EXERCISE INPUTS.
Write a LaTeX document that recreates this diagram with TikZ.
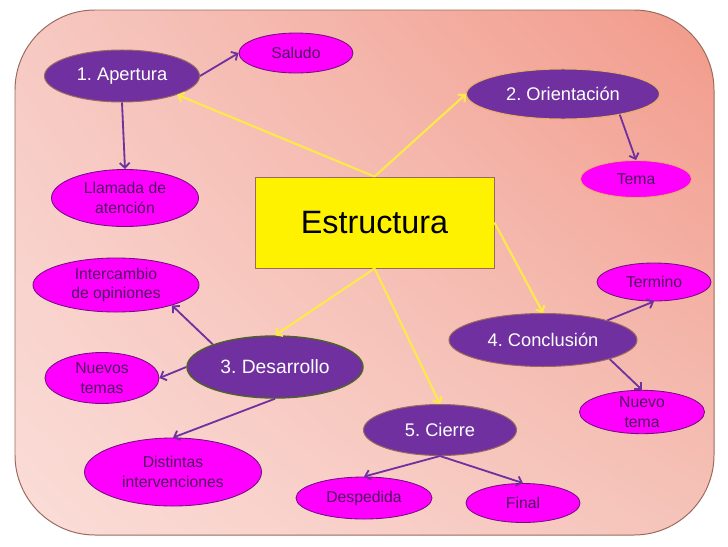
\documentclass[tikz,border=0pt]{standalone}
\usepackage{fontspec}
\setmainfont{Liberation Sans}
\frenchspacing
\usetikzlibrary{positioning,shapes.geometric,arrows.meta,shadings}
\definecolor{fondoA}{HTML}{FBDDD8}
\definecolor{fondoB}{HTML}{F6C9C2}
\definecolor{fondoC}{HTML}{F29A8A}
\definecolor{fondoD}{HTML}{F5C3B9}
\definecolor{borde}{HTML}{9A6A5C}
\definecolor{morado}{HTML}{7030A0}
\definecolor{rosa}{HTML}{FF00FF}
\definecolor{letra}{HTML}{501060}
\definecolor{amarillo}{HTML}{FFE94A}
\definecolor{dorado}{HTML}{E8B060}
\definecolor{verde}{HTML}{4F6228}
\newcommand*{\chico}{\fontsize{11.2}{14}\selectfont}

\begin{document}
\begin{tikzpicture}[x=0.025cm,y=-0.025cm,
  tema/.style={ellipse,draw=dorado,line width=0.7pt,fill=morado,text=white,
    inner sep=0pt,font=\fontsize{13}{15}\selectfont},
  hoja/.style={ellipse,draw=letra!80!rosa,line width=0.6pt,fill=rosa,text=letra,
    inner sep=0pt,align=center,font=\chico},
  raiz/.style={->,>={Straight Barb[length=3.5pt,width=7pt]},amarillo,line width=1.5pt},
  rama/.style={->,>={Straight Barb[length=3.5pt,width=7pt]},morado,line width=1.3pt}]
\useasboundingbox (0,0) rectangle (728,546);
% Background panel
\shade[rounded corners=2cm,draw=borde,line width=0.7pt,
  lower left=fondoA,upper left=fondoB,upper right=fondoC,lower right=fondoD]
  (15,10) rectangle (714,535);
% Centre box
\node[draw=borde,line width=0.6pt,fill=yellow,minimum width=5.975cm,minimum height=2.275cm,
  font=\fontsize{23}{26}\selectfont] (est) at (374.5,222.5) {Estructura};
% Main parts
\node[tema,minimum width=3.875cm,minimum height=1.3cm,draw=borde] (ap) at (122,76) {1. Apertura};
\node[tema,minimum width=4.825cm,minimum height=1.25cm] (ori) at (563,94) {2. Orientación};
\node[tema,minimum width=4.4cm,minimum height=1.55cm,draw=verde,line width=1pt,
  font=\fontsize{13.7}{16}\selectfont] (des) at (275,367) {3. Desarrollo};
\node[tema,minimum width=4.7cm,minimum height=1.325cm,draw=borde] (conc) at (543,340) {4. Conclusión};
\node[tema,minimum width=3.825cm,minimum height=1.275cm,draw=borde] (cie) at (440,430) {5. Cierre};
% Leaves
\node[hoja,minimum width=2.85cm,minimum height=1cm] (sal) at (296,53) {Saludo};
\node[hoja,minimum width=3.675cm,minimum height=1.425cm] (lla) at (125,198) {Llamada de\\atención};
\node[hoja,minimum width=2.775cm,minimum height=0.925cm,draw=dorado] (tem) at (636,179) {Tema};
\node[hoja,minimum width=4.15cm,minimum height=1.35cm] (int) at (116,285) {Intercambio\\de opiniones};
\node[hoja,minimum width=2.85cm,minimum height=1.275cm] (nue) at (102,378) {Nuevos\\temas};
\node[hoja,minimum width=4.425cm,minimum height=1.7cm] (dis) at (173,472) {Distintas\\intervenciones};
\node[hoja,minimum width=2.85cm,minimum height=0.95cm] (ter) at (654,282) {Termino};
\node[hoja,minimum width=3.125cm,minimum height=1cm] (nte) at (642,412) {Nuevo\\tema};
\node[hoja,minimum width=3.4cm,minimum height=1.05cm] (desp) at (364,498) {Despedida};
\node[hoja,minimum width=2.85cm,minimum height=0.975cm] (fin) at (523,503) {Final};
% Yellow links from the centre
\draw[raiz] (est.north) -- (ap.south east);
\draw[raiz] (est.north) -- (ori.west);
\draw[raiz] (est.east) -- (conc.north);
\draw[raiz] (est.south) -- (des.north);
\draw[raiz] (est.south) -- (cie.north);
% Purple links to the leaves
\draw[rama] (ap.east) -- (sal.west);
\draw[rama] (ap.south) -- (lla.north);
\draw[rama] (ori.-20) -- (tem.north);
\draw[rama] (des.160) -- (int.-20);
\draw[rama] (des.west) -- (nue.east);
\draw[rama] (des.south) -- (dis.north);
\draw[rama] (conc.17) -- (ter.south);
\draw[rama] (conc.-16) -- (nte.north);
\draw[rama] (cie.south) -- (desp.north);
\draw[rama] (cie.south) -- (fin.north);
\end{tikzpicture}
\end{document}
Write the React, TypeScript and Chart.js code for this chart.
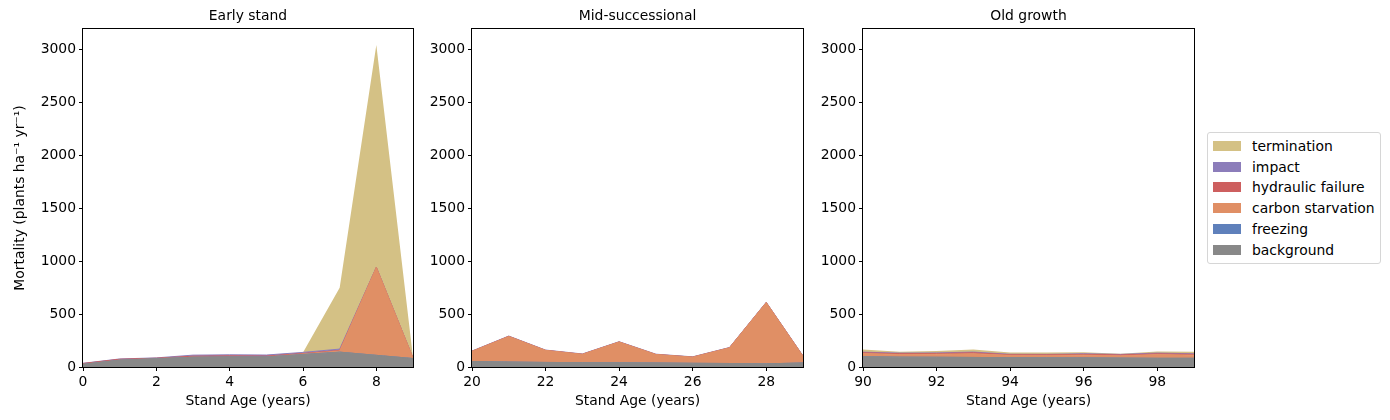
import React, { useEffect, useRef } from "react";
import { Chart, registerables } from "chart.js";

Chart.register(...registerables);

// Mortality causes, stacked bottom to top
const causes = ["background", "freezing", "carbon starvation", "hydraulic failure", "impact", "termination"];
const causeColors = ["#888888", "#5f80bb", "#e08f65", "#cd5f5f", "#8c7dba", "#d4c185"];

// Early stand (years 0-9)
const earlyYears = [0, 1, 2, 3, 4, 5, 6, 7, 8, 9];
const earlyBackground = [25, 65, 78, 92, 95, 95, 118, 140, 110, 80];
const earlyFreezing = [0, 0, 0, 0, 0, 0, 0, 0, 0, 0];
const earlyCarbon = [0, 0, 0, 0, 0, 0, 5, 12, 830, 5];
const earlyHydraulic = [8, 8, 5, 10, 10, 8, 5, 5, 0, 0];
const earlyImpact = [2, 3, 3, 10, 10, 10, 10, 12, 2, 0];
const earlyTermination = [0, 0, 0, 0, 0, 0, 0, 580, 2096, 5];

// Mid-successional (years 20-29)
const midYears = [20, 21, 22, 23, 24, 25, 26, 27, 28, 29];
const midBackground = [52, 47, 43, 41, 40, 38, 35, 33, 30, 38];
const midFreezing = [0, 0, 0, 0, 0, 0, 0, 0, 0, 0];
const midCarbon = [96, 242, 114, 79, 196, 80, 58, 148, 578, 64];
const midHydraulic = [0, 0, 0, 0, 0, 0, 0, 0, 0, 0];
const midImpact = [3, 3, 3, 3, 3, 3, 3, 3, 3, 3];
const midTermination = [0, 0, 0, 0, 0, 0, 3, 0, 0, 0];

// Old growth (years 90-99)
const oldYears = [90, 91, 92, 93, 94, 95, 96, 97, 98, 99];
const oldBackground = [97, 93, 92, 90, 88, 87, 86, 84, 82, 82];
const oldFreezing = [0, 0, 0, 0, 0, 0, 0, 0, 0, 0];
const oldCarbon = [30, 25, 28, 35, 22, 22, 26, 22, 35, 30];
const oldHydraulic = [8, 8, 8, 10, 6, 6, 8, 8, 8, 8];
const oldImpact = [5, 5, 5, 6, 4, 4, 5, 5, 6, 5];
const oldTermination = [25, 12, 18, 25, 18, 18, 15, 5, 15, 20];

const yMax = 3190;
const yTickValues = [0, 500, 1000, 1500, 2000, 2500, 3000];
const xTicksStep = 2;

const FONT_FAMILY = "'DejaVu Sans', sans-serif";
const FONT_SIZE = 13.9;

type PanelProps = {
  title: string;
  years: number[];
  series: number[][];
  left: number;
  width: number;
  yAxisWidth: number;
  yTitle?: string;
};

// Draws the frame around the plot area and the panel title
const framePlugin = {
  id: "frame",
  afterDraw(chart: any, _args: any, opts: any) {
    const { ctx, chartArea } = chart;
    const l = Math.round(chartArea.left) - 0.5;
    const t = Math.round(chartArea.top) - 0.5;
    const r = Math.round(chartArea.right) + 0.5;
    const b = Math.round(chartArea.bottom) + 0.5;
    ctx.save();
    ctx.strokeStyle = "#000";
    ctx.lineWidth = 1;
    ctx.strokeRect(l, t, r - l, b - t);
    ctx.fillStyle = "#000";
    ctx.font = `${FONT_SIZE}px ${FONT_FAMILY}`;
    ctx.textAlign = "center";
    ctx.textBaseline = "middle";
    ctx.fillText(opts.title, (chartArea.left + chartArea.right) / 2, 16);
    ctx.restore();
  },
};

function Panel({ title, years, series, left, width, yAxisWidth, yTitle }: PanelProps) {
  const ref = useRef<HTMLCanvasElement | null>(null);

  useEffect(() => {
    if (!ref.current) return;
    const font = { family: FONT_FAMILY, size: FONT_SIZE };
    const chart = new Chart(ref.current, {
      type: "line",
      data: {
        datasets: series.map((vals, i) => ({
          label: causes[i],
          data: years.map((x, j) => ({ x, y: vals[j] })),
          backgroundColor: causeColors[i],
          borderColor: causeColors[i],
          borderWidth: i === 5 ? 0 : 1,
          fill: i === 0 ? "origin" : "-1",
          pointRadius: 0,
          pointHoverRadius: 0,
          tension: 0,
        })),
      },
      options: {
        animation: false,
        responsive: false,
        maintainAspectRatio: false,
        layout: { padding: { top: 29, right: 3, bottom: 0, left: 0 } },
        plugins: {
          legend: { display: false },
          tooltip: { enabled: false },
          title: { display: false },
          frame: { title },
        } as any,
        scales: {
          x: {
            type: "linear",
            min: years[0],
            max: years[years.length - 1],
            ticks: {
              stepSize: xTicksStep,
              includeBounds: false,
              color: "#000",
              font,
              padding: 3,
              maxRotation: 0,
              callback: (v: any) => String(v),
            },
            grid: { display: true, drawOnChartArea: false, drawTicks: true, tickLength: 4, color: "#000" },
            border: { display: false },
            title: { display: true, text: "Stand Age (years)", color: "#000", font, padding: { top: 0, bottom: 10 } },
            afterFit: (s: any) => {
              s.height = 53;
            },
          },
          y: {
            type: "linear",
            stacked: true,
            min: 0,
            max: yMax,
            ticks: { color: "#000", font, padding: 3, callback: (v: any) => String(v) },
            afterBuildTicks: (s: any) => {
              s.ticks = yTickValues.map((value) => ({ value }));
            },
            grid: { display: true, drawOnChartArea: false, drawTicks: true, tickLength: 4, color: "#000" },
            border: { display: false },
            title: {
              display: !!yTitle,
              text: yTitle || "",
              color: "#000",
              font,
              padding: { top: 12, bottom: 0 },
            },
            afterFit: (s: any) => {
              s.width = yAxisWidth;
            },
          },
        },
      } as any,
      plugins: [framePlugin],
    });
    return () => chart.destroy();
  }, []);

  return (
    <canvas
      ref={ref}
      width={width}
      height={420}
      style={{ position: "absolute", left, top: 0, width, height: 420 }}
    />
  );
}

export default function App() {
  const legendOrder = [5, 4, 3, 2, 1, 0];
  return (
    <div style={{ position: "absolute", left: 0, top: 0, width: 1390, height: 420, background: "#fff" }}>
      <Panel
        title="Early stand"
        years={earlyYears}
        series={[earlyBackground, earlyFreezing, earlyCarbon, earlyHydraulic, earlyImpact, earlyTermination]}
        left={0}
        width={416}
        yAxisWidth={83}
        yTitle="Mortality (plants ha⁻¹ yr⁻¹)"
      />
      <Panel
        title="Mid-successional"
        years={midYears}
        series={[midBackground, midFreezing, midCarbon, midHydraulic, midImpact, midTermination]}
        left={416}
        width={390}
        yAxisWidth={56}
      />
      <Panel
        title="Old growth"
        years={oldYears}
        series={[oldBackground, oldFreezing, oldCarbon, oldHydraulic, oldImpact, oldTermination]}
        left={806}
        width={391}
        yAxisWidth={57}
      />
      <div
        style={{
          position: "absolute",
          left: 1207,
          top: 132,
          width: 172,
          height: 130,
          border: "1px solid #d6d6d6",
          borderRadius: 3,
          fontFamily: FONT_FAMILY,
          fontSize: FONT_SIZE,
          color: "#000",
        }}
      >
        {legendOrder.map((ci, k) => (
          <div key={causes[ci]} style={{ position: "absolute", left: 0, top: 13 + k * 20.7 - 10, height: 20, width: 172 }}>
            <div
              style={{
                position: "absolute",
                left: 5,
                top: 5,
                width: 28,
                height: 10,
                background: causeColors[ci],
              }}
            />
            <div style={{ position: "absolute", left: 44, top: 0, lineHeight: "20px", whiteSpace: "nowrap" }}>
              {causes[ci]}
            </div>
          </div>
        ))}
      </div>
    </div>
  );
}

AIM OF THE TASK. From the entries above, copy every line containing the word "Write".

FULL ANSWER.
Write a LaTeX document that recreates this diagram with TikZ.
Write the React, TypeScript and Chart.js code for this chart.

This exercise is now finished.